EXERCISE TASK – Reproduce exactly only the lines from the line that holds "Write a Python" to the line that holds "NZC_MEAN = 25.5", inclusive, in the listing below, and please leave out every picture.

## BEGIN DATA FOR THIS EXERCISE

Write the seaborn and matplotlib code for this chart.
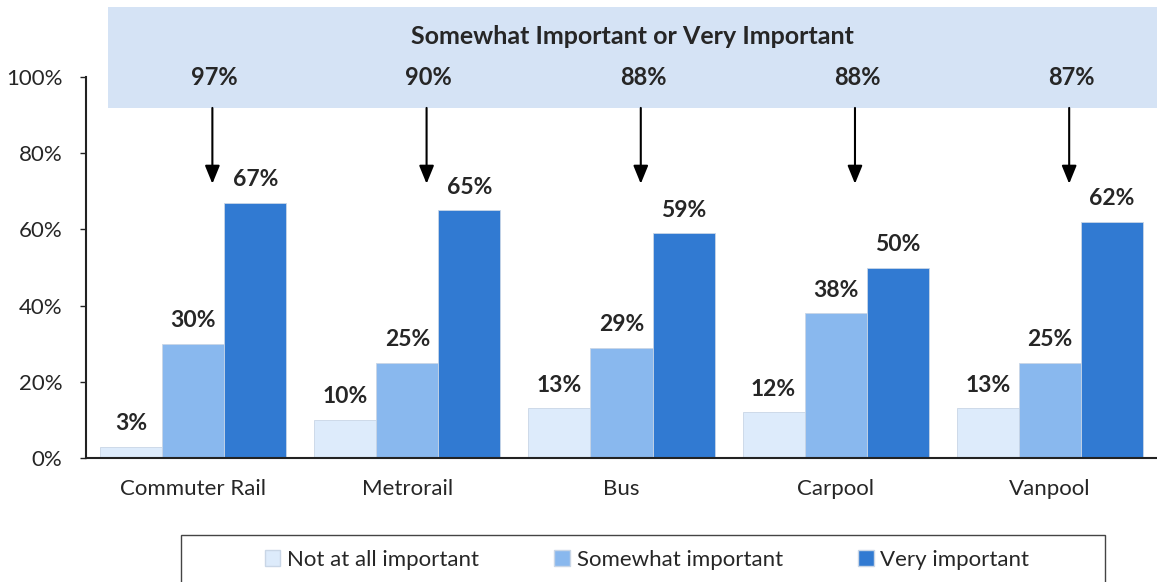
import numpy as np
import pandas as pd
import matplotlib
matplotlib.use("Agg")
import matplotlib.pyplot as plt
from matplotlib.patches import Rectangle
import seaborn as sns

# data
modes = ["Commuter Rail", "Metrorail", "Bus", "Carpool", "Vanpool"]
levels = ["Not at all important", "Somewhat important", "Very important"]
not_important = [3, 10, 13, 12, 13]
somewhat_important = [30, 25, 29, 38, 25]
very_important = [67, 65, 59, 50, 62]
combined = [97, 90, 88, 88, 87]
banner_title = "Somewhat Important or Very Important"

colors = ["#DDEBFB", "#89B8EE", "#317AD2"]

df = pd.DataFrame({
    "mode": modes * 3,
    "level": np.repeat(levels, len(modes)),
    "value": not_important + somewhat_important + very_important,
})

sns.set_style("white")
plt.rcParams["font.family"] = ["Lato", "DejaVu Sans"]

fig = plt.figure(figsize=(11.57, 5.82), dpi=100)
ax = fig.add_axes([86 / 1157, 1 - 458 / 582, 1 - 86 / 1157, 451 / 582])

sns.barplot(data=df, x="mode", y="value", hue="level", palette=colors,
            width=0.87, gap=0, saturation=1, ax=ax, legend=True)

for bars in ax.containers:
    for b in bars:
        b.set_edgecolor("#C9D6E6")
        b.set_linewidth(0.6)
    ax.bar_label(bars, fmt="%d%%", padding=9, fontsize=16.5, fontweight="bold")

ax.set_xlim(-0.5, len(modes) - 0.5)
ax.set_ylim(0, 118.4)
ax.set_yticks(range(0, 101, 20))
ax.set_yticklabels([f"{v}%" for v in range(0, 101, 20)], fontsize=16)
ax.set_xlabel("")
ax.set_ylabel("")
ax.tick_params(axis="x", length=0, pad=15, labelsize=16)
ax.set_xticks(np.arange(-0.5, len(modes)), minor=True)
ax.tick_params(axis="x", which="minor", length=5, width=1, color="#555555", direction="out")
ax.tick_params(axis="y", length=4, width=1, color="#222222", direction="out", left=True, pad=13)

sns.despine(ax=ax, top=True, right=True)
ax.spines["left"].set_bounds(0, 100)
ax.spines["left"].set_color("#222222")
ax.spines["bottom"].set_color("#222222")
ax.spines["left"].set_linewidth(1.5)
ax.spines["bottom"].set_linewidth(1.5)

# banner across the top
ax.add_patch(Rectangle((-0.397, 91.9), len(modes) - 0.5 + 0.397, 26.5,
                       facecolor="#D5E3F5", edgecolor="none", clip_on=False, zorder=0))
ax.text((len(modes) - 1) / 2 + 0.05, 110.6, banner_title, ha="center", va="center",
        fontsize=18, fontweight="bold")
for i, v in enumerate(combined):
    ax.text(i + 0.1, 100, f"{v}%", ha="center", va="center", fontsize=17, fontweight="bold")
    ax.annotate("", xy=(i + 0.09, 72), xytext=(i + 0.09, 91.9),
                arrowprops=dict(arrowstyle="-|>,head_length=1.1,head_width=0.45",
                                color="black", lw=1.5, shrinkA=0, shrinkB=0))

handles, labels = ax.get_legend_handles_labels()
ax.get_legend().remove()

# legend frame runs off the bottom edge like the original
fig.patches.append(Rectangle((181 / 1157, -0.05), 924 / 1157, 1 - 535 / 582 + 0.05,
                             transform=fig.transFigure, facecolor="white",
                             edgecolor="#444444", lw=1))
leg = fig.legend(handles, labels, loc="center", ncol=3,
                 bbox_to_anchor=(647 / 1157, 1 - 560 / 582),
                 fontsize=16, frameon=False,
                 handlelength=0.7, handleheight=0.7, handletextpad=0.3,
                 columnspacing=3.4, borderaxespad=0)
for h in leg.legend_handles:
    h.set_edgecolor("#C9D6E6")

fig.savefig("out.png", dpi=100)
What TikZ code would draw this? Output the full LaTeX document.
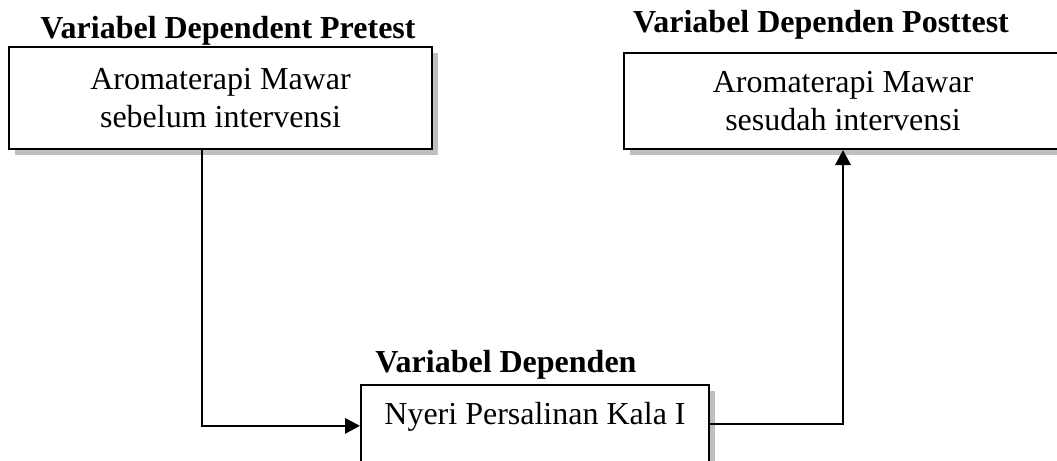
\documentclass[tikz,border=0pt]{standalone}
\usepackage{fontspec}
\setmainfont{Liberation Serif}
\usetikzlibrary{arrows.meta,shadows}
\begin{document}
\begin{tikzpicture}[x=0.375pt,y=-0.375pt,
  boxnode/.style={draw=black,line width=0.8pt,fill=white,inner sep=0pt,align=center,
    font=\fontsize{12}{14.25}\selectfont,
    drop shadow={shadow xshift=2.1pt,shadow yshift=-2.1pt,fill=black!25,opacity=1}},
  titlenode/.style={font=\fontsize{12}{14.25}\selectfont\bfseries,inner sep=0pt,anchor=base},
  conn/.style={line width=0.75pt},
  arr/.style={conn,-{Triangle[length=5.6pt,width=5.8pt]}}]
\useasboundingbox (0,0) rectangle (1057,460);
\clip (0,0) rectangle (1057,460);
% boxes
\node[boxnode,minimum width=158.6pt,minimum height=38.25pt] (L) at (220.5,98)
  {Aromaterapi Mawar\\sebelum intervensi};
\node[boxnode,minimum width=164.25pt,minimum height=36pt] (R) at (843,101)
  {Aromaterapi Mawar\\sesudah intervensi};
\node[boxnode,minimum width=130.5pt,text height=14.6pt,text depth=22pt,anchor=north] (B) at (535,384)
  {Nyeri Persalinan Kala I};
% titles
\node[titlenode] (tL) at (228,38) {Variabel Dependent Pretest};
\node[titlenode] (tR) at (821,32) {Variabel Dependen Posttest};
\node[titlenode] (tB) at (506,372) {Variabel Dependen};
% connectors
\draw[arr] ([xshift=-7pt]L.south) |- ([yshift=-0.7pt]B.base west);
\draw[arr] (B.base east) -| (R.south);
\end{tikzpicture}
\end{document}
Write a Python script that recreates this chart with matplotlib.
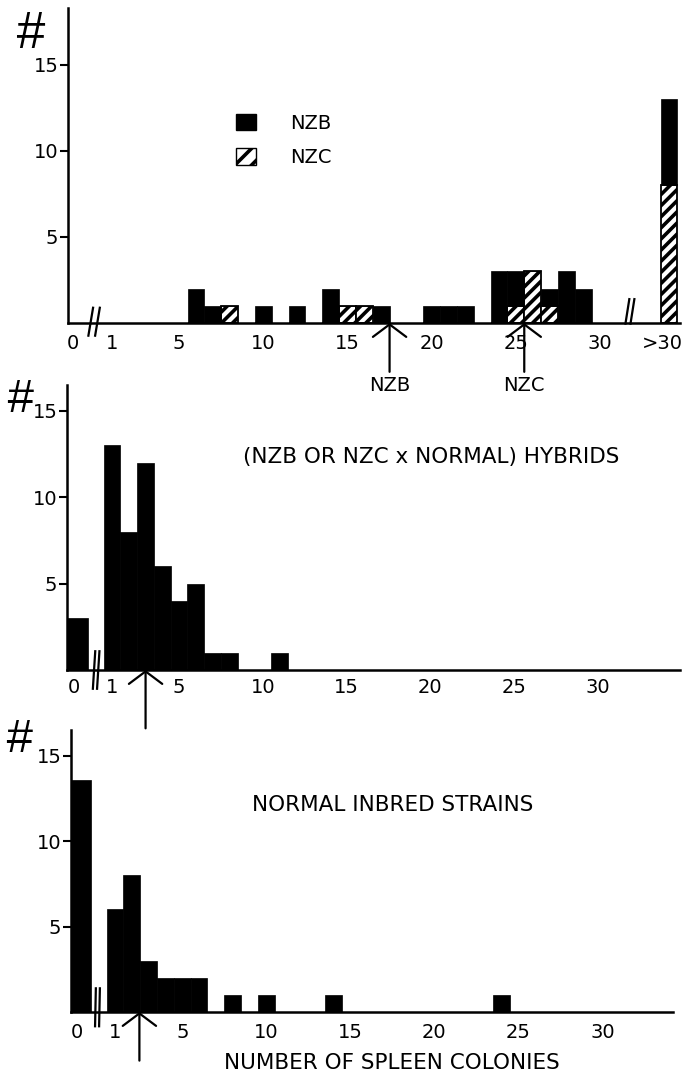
"""
Spleen colony counts: NZB / NZC, hybrids, normal inbred strains.
Three stacked hand-drawn style histograms with broken x axes.
"""

import matplotlib as mpl
import matplotlib.pyplot as plt
from matplotlib.patches import Patch

W, H = 683, 1079

# ---- data ---------------------------------------------------------------
# top panel: NZB (solid) stacked on NZC (hatched)
TOP_CLASS = [6, 7, 8, 10, 12, 14, 15, 16, 17, 20, 21, 22, 24, 25, 26, 27, 28, 29, ">30"]
TOP_NZB = [2, 1, 0, 1, 1, 2, 0, 0, 1, 1, 1, 1, 3, 2, 0, 1, 3, 2, 5]
TOP_NZC = [0, 0, 1, 0, 0, 0, 1, 1, 0, 0, 0, 0, 0, 1, 3, 1, 0, 0, 8]
NZB_MEAN = 17.5
NZC_MEAN = 25.5

# middle panel: (NZB or NZC x normal) hybrids
MID_CLASS = [0, 1, 2, 3, 4, 5, 6, 7, 8, 11]
MID_COUNT = [3, 13, 8, 12, 6, 4, 5, 1, 1, 1]
MID_MEAN = 3.0

# bottom panel: normal inbred strains
LOW_CLASS = [0, 1, 2, 3, 4, 5, 6, 8, 10, 14, 24]
LOW_COUNT = [13.6, 6, 8, 3, 2, 2, 2, 1, 1, 1, 1]
LOW_MEAN = 2.45

TOP_TICKS = ["0", "1", "5", "10", "15", "20", "25", "30", ">30"]
LOW_TICKS = ["0", "1", "5", "10", "15", "20", "25", "30"]

# where the broken-axis categories sit on the drawing
ZERO_POS, ZERO_W = -1.05, 1.25
ZERO_LABEL = -1.3
OVER30_POS = 34.1
OVER30_LABEL = 33.7

FS = 14
LW = 1.8
HATCH = "///"

mpl.rcParams.update({
    "font.family": "DejaVu Sans",
    "font.size": FS,
    "hatch.linewidth": 2.6,
    "axes.linewidth": LW,
})


def pos(c):
    if c == ">30":
        return OVER30_POS
    if c == 0:
        return ZERO_POS
    return c


def tick_pos(lab):
    if lab == "0":
        return ZERO_LABEL
    if lab == ">30":
        return OVER30_LABEL
    return int(lab)


def px_axes(fig, left, right, top, base):
    ax = fig.add_axes([left / W, 1 - base / H, (right - left) / W, (base - top) / H])
    ax.patch.set_visible(False)
    return ax


def style(ax, ticks, pad):
    for s in ("top", "right"):
        ax.spines[s].set_visible(False)
    ax.set_yticks([5, 10, 15])
    ax.tick_params(axis="y", direction="out", length=6, width=1.5, pad=1,
                   labelsize=FS)
    ax.set_xticks([tick_pos(t) for t in ticks], ticks)
    ax.tick_params(axis="x", length=0, pad=pad, labelsize=FS)


def axis_break(ax, x, y0, y1, dx, gap):
    for off in (0, gap):
        ax.plot([x + off, x + off + dx], [y0, y1], color="black", lw=1.6,
                clip_on=False, solid_capstyle="butt")


def hash_mark(fig, x, y, size=37):
    fig.text(x / W, 1 - y / H, "#", fontsize=size, family="Liberation Sans",
             style="italic", ha="center", va="center")


def widths(classes):
    return [ZERO_W if c == 0 else 1.0 for c in classes]


fig = plt.figure(figsize=(W / 100, H / 100), dpi=100)

# ---- top: NZB / NZC ------------------------------------------------------
ax = px_axes(fig, 68, 680, 8, 323)
ax.set_zorder(3)
x = [pos(c) for c in TOP_CLASS]
ax.bar(x, TOP_NZC, width=1.0, facecolor="white", edgecolor="black",
       hatch=HATCH, lw=1.3, zorder=2)
ax.bar(x, TOP_NZB, width=1.0, bottom=TOP_NZC, color="black",
       edgecolor="black", lw=0.5, zorder=3)
ax.set_xlim(-1.6, 34.75)
ax.set_ylim(0, 18.3)
style(ax, TOP_TICKS, 8)
axis_break(ax, -0.4, -0.8, 0.95, 0.3, 0.4)
axis_break(ax, 31.5, -0.1, 1.45, 0.25, 0.3)
arrow = dict(arrowstyle="->,head_length=0.45,head_width=0.6",
             mutation_scale=20, lw=1.6, color="black", shrinkA=1, shrinkB=0)
for m, lab in ((NZB_MEAN, "NZB"), (NZC_MEAN, "NZC")):
    ax.annotate(lab, xy=(m, 0), xytext=(0, -45), textcoords="offset points",
                ha="center", va="center", fontsize=FS, arrowprops=arrow,
                annotation_clip=False)
ax.legend(handles=[Patch(facecolor="black", edgecolor="black", label="NZB"),
                   Patch(facecolor="white", edgecolor="black", hatch="//",
                         label="NZC")],
          loc="upper left", bbox_to_anchor=(0.2745, 0.665), frameon=False,
          borderpad=0, borderaxespad=0, handlelength=1.05, handleheight=0.95,
          handletextpad=1.75, labelspacing=0.8, fontsize=FS)
hash_mark(fig, 29, 35)

# ---- middle: hybrids -----------------------------------------------------
ax = px_axes(fig, 67, 680, 385, 670)
ax.set_zorder(2)
ax.bar([pos(c) for c in MID_CLASS], MID_COUNT, width=widths(MID_CLASS),
       color="black", edgecolor="black", lw=0.5)
ax.set_xlim(-1.69, 34.9)
ax.set_ylim(0, 16.5)
style(ax, LOW_TICKS, 6)
axis_break(ax, -0.15, -1.15, 1.15, 0.15, 0.25)
ax.annotate("", xy=(MID_MEAN, 0), xytext=(MID_MEAN, -43),
            textcoords=("data", "offset points"), arrowprops=arrow,
            annotation_clip=False)
ax.text(0.594, 0.747, "(NZB OR NZC x NORMAL) HYBRIDS", transform=ax.transAxes,
        ha="center", va="center", fontsize=15.5)
hash_mark(fig, 19, 400, 34)

# ---- bottom: normal inbred strains ---------------------------------------
ax = px_axes(fig, 71, 673, 730, 1012)
ax.bar([pos(c) for c in LOW_CLASS], LOW_COUNT, width=widths(LOW_CLASS),
       color="black", edgecolor="black", lw=0.5)
ax.set_xlim(-1.62, 34.2)
ax.set_ylim(0, 16.5)
style(ax, LOW_TICKS, 8)
axis_break(ax, -0.19, -0.9, 1.45, 0.05, 0.24)
ax.annotate("", xy=(LOW_MEAN, 0), xytext=(LOW_MEAN, -36),
            textcoords=("data", "offset points"), arrowprops=arrow,
            annotation_clip=False)
ax.text(0.535, 0.734, "NORMAL INBRED STRAINS", transform=ax.transAxes,
        ha="center", va="center", fontsize=15.5)
hash_mark(fig, 18, 740, 34)

fig.text(392 / W, 1 - 1063 / H, "NUMBER OF SPLEEN COLONIES", ha="center",
         va="center", fontsize=15.5)

fig.savefig("out.png", dpi=100)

## END DATA FOR THIS EXERCISE

RESULT BELOW –
Write a Python script that recreates this chart with matplotlib.
"""
Spleen colony counts: NZB / NZC, hybrids, normal inbred strains.
Three stacked hand-drawn style histograms with broken x axes.
"""

import matplotlib as mpl
import matplotlib.pyplot as plt
from matplotlib.patches import Patch

W, H = 683, 1079

# ---- data ---------------------------------------------------------------
# top panel: NZB (solid) stacked on NZC (hatched)
TOP_CLASS = [6, 7, 8, 10, 12, 14, 15, 16, 17, 20, 21, 22, 24, 25, 26, 27, 28, 29, ">30"]
TOP_NZB = [2, 1, 0, 1, 1, 2, 0, 0, 1, 1, 1, 1, 3, 2, 0, 1, 3, 2, 5]
TOP_NZC = [0, 0, 1, 0, 0, 0, 1, 1, 0, 0, 0, 0, 0, 1, 3, 1, 0, 0, 8]
NZB_MEAN = 17.5
NZC_MEAN = 25.5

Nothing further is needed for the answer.